**Task data**
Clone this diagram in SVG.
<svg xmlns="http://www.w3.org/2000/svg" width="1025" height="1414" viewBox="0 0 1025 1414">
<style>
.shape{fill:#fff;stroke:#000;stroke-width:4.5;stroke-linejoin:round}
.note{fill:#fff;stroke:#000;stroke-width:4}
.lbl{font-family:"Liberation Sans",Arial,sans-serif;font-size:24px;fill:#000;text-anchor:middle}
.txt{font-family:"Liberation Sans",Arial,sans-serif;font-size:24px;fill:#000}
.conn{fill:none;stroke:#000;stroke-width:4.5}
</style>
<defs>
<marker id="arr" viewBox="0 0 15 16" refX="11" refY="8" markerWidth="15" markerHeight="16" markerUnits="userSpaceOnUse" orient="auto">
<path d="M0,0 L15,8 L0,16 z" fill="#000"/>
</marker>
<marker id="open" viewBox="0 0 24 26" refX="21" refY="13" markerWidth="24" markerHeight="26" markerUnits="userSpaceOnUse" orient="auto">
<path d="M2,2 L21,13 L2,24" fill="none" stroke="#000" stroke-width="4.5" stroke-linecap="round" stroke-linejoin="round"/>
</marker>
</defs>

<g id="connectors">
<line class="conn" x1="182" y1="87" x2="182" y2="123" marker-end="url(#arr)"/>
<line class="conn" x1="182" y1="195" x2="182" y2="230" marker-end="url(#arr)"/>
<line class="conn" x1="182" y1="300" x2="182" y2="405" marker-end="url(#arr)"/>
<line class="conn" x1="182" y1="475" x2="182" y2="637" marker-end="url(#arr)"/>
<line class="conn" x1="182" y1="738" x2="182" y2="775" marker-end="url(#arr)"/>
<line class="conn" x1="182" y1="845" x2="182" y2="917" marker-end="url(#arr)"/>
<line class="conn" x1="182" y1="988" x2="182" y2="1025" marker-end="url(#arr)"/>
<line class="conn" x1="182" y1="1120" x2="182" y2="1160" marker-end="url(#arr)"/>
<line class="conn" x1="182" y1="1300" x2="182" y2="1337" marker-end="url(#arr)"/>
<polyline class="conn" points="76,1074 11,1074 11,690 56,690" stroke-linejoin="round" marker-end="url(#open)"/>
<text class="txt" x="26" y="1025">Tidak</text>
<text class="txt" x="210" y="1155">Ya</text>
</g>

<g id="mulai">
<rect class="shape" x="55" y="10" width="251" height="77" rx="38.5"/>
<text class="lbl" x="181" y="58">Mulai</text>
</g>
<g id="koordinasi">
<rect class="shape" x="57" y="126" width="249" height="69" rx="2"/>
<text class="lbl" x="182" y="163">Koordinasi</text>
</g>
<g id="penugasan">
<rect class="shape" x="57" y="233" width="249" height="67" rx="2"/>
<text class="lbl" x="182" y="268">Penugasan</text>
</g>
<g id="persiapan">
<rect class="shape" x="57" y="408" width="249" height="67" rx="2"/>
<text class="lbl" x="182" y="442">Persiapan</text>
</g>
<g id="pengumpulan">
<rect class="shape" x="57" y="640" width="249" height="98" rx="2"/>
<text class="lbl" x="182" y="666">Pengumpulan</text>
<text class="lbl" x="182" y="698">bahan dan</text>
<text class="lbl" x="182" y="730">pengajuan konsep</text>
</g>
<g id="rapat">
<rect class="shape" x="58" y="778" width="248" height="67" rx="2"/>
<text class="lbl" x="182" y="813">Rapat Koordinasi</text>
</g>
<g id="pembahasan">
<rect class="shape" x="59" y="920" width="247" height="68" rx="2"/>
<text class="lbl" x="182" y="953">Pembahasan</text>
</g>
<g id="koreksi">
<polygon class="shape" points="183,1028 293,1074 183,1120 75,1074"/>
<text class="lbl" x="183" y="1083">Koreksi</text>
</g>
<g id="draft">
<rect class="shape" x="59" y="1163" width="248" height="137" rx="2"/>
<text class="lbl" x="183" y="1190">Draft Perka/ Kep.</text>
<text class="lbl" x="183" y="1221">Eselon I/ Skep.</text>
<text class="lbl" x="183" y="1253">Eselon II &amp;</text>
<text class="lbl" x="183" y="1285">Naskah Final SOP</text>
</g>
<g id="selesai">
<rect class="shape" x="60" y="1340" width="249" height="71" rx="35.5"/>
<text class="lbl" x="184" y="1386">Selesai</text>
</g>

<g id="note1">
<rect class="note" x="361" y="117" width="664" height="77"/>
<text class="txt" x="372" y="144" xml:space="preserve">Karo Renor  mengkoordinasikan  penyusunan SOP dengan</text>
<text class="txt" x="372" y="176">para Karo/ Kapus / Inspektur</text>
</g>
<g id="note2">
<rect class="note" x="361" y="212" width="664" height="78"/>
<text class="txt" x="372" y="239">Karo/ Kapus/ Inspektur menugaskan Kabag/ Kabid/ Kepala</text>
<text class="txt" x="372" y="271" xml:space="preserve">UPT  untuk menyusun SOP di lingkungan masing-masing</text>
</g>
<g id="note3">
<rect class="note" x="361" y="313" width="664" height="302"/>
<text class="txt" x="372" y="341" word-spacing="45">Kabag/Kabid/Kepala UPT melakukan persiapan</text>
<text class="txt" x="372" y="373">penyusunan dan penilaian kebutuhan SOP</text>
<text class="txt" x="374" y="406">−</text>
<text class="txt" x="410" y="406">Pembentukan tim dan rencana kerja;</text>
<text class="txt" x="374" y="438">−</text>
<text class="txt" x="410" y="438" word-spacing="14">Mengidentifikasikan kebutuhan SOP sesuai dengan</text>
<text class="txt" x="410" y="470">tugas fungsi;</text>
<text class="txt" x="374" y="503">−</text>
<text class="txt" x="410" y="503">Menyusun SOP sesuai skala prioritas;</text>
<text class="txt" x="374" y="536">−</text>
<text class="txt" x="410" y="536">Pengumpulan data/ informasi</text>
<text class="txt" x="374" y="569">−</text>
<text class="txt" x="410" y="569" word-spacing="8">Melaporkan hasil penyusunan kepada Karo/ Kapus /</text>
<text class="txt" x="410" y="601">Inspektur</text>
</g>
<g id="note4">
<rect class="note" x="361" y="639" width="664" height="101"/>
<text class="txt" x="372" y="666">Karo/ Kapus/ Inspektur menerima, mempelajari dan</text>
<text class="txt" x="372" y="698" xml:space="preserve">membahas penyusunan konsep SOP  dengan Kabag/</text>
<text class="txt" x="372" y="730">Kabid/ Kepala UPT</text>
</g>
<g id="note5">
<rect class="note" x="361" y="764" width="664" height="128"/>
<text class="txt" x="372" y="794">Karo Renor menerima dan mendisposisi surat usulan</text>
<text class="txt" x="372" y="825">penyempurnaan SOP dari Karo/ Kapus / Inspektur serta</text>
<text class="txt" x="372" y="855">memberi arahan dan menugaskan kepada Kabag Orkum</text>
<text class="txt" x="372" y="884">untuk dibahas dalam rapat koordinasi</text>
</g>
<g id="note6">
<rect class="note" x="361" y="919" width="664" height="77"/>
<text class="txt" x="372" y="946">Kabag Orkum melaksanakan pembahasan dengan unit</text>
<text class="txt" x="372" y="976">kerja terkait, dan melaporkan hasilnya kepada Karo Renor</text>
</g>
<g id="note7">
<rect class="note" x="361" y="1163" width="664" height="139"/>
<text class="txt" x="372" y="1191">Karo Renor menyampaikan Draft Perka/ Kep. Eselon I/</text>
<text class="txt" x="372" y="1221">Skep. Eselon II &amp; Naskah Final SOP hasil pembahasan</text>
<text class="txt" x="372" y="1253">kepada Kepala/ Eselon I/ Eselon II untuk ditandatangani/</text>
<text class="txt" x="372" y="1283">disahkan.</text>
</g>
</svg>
---
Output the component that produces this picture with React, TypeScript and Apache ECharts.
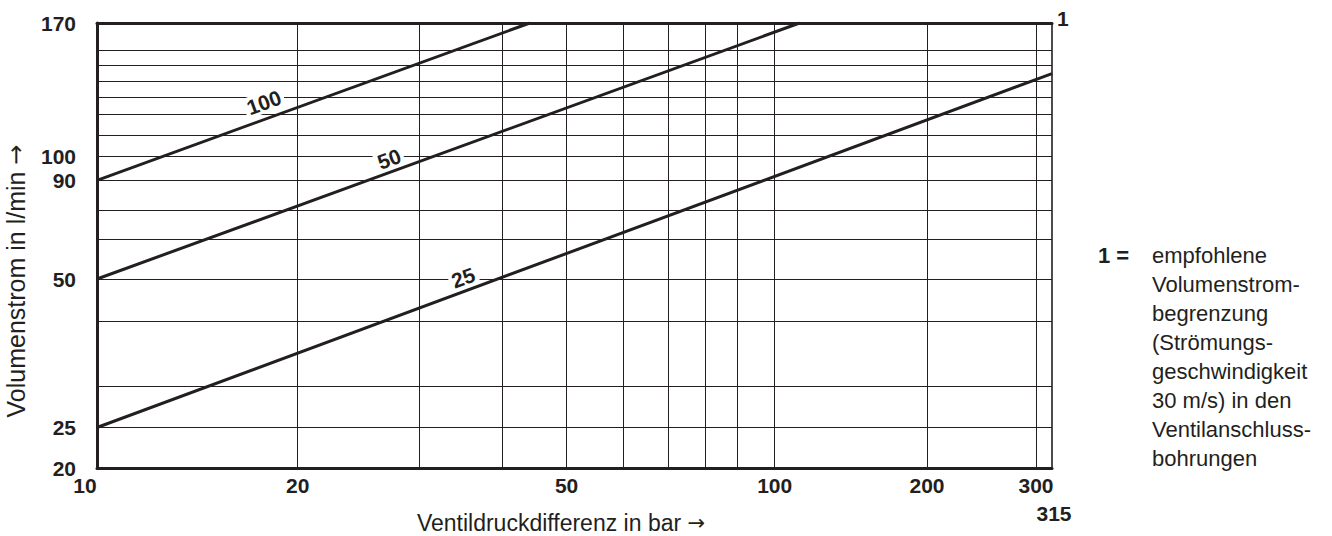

**What is asked**
Find the word "this" in the data and show each line that holds it.

**Complete answer**
Clone this diagram in SVG.
Output the component that produces this picture with React, TypeScript and Apache ECharts.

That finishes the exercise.